WHAT THE TASK ASKS: Produce the listing below again, exactly as shown.

SOURCE EXCERPT:
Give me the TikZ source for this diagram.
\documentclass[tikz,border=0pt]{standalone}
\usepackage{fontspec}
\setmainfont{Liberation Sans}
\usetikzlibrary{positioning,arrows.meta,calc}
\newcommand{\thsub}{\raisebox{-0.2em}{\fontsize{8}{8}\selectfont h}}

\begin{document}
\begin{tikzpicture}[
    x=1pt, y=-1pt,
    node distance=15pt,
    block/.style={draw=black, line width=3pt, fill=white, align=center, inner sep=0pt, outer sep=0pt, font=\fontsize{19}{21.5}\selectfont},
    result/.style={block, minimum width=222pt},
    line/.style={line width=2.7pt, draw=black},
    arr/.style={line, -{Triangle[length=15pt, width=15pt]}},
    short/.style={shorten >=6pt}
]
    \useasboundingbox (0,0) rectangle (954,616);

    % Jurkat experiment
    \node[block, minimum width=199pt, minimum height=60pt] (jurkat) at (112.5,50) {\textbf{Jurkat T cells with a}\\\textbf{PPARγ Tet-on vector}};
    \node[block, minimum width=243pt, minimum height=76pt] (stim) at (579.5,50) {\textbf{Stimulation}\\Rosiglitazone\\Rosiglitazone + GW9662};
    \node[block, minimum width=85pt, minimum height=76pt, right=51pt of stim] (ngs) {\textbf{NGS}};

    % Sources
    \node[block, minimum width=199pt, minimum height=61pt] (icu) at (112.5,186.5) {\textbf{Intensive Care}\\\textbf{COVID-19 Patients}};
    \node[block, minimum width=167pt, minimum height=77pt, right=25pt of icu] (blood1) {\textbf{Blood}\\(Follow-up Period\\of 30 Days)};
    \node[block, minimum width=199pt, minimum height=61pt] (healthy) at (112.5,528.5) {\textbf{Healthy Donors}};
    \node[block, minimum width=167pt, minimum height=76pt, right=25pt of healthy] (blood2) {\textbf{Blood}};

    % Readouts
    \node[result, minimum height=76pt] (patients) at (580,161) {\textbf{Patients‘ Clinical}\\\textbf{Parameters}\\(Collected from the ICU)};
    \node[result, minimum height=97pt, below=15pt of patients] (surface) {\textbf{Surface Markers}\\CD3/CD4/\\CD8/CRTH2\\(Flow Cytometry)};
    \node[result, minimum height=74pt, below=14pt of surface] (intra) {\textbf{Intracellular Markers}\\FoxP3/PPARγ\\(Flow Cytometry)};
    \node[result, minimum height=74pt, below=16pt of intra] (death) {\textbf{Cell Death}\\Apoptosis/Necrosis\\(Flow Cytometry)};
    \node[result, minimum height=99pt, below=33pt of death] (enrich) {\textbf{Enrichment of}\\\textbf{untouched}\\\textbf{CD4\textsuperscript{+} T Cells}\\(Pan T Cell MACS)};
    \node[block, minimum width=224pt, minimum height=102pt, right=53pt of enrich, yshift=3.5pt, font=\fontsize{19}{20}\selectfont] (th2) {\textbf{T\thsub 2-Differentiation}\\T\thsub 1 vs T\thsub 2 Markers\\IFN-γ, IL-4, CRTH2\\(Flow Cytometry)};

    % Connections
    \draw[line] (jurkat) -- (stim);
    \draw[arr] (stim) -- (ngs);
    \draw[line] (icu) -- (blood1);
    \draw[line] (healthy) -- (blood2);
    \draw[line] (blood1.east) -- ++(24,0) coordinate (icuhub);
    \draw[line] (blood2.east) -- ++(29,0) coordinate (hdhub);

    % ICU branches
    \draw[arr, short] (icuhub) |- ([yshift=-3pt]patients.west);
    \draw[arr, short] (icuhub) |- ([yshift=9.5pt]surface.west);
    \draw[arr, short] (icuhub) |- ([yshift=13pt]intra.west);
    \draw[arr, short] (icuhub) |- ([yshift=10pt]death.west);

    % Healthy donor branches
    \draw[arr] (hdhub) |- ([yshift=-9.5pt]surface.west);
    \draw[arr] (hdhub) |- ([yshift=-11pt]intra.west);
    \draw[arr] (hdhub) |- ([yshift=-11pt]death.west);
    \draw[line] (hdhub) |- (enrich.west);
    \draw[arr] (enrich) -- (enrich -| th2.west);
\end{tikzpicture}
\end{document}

SOLVED EXERCISE:
Give me the TikZ source for this diagram.
\documentclass[tikz,border=0pt]{standalone}
\usepackage{fontspec}
\setmainfont{Liberation Sans}
\usetikzlibrary{positioning,arrows.meta,calc}
\newcommand{\thsub}{\raisebox{-0.2em}{\fontsize{8}{8}\selectfont h}}

\begin{document}
\begin{tikzpicture}[
    x=1pt, y=-1pt,
    node distance=15pt,
    block/.style={draw=black, line width=3pt, fill=white, align=center, inner sep=0pt, outer sep=0pt, font=\fontsize{19}{21.5}\selectfont},
    result/.style={block, minimum width=222pt},
    line/.style={line width=2.7pt, draw=black},
    arr/.style={line, -{Triangle[length=15pt, width=15pt]}},
    short/.style={shorten >=6pt}
]
    \useasboundingbox (0,0) rectangle (954,616);

    % Jurkat experiment
    \node[block, minimum width=199pt, minimum height=60pt] (jurkat) at (112.5,50) {\textbf{Jurkat T cells with a}\\\textbf{PPARγ Tet-on vector}};
    \node[block, minimum width=243pt, minimum height=76pt] (stim) at (579.5,50) {\textbf{Stimulation}\\Rosiglitazone\\Rosiglitazone + GW9662};
    \node[block, minimum width=85pt, minimum height=76pt, right=51pt of stim] (ngs) {\textbf{NGS}};

    % Sources
    \node[block, minimum width=199pt, minimum height=61pt] (icu) at (112.5,186.5) {\textbf{Intensive Care}\\\textbf{COVID-19 Patients}};
    \node[block, minimum width=167pt, minimum height=77pt, right=25pt of icu] (blood1) {\textbf{Blood}\\(Follow-up Period\\of 30 Days)};
    \node[block, minimum width=199pt, minimum height=61pt] (healthy) at (112.5,528.5) {\textbf{Healthy Donors}};
    \node[block, minimum width=167pt, minimum height=76pt, right=25pt of healthy] (blood2) {\textbf{Blood}};

    % Readouts
    \node[result, minimum height=76pt] (patients) at (580,161) {\textbf{Patients‘ Clinical}\\\textbf{Parameters}\\(Collected from the ICU)};
    \node[result, minimum height=97pt, below=15pt of patients] (surface) {\textbf{Surface Markers}\\CD3/CD4/\\CD8/CRTH2\\(Flow Cytometry)};
    \node[result, minimum height=74pt, below=14pt of surface] (intra) {\textbf{Intracellular Markers}\\FoxP3/PPARγ\\(Flow Cytometry)};
    \node[result, minimum height=74pt, below=16pt of intra] (death) {\textbf{Cell Death}\\Apoptosis/Necrosis\\(Flow Cytometry)};
    \node[result, minimum height=99pt, below=33pt of death] (enrich) {\textbf{Enrichment of}\\\textbf{untouched}\\\textbf{CD4\textsuperscript{+} T Cells}\\(Pan T Cell MACS)};
    \node[block, minimum width=224pt, minimum height=102pt, right=53pt of enrich, yshift=3.5pt, font=\fontsize{19}{20}\selectfont] (th2) {\textbf{T\thsub 2-Differentiation}\\T\thsub 1 vs T\thsub 2 Markers\\IFN-γ, IL-4, CRTH2\\(Flow Cytometry)};

    % Connections
    \draw[line] (jurkat) -- (stim);
    \draw[arr] (stim) -- (ngs);
    \draw[line] (icu) -- (blood1);
    \draw[line] (healthy) -- (blood2);
    \draw[line] (blood1.east) -- ++(24,0) coordinate (icuhub);
    \draw[line] (blood2.east) -- ++(29,0) coordinate (hdhub);

    % ICU branches
    \draw[arr, short] (icuhub) |- ([yshift=-3pt]patients.west);
    \draw[arr, short] (icuhub) |- ([yshift=9.5pt]surface.west);
    \draw[arr, short] (icuhub) |- ([yshift=13pt]intra.west);
    \draw[arr, short] (icuhub) |- ([yshift=10pt]death.west);

    % Healthy donor branches
    \draw[arr] (hdhub) |- ([yshift=-9.5pt]surface.west);
    \draw[arr] (hdhub) |- ([yshift=-11pt]intra.west);
    \draw[arr] (hdhub) |- ([yshift=-11pt]death.west);
    \draw[line] (hdhub) |- (enrich.west);
    \draw[arr] (enrich) -- (enrich -| th2.west);
\end{tikzpicture}
\end{document}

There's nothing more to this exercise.